A Trojan Horse for Bitcoin and Freedom?
It’s one thing to censor the internet. The regime can make mention of Tiananmen Square forbidden, and people by and large won’t risk their livelihoods to learn about what happened on June 4, 1989, and gossip to their friends about taboo topics. But it’s another thing entirely to keep people away from a well-performing financial asset with no barrier for entry. Governments can keep people off the internet, but it will be a lot harder to keep people off Bitcoin.
In “The Matrix,” the protagonist Neo is given a choice by Morpheus to take the blue pill and stay in his known world of comfort and safety, or take the red pill and risk going down the rabbit hole. The digital yuan is the blue pill. And there are many people who are fine with the blue pill — perhaps even a large majority — who are happy to comply with the rules and who don’t want to risk their comfortable, convenient situation by doing anything that could put their status quo in jeopardy.
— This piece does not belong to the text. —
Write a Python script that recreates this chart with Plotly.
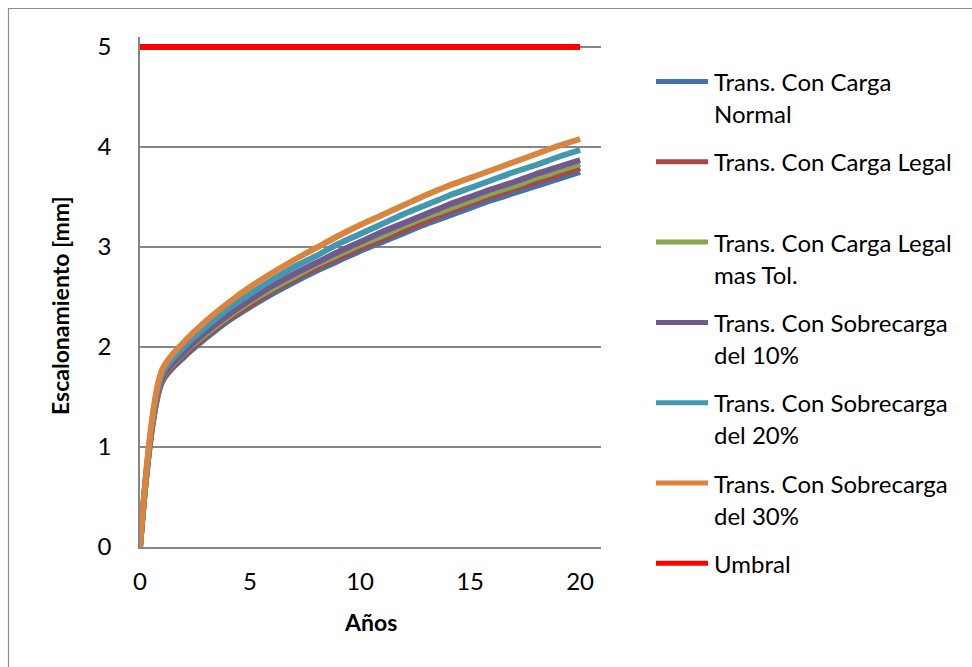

But there are also plenty of Neos in the world, and there will be many people who want to take Bitcoin’s red pill, especially when it’s uncensorable, hard to track, and increasing in price year-by-year against a digital yuan whose value may struggle.
The Communist Party wants to ride the “blockchain” hype cycle and create a new currency of unprecedented surveillance and control. And they may succeed, at least in the short term. We should have no doubts about their intentions or capabilities, and if we care about human rights and freedom, we should not cheer them on. The only silver lining is that ultimately, the digital yuan may end up being one big Trojan Horse for Bitcoin, where Satoshi Nakamoto — not Xi Jinping — gets the last laugh.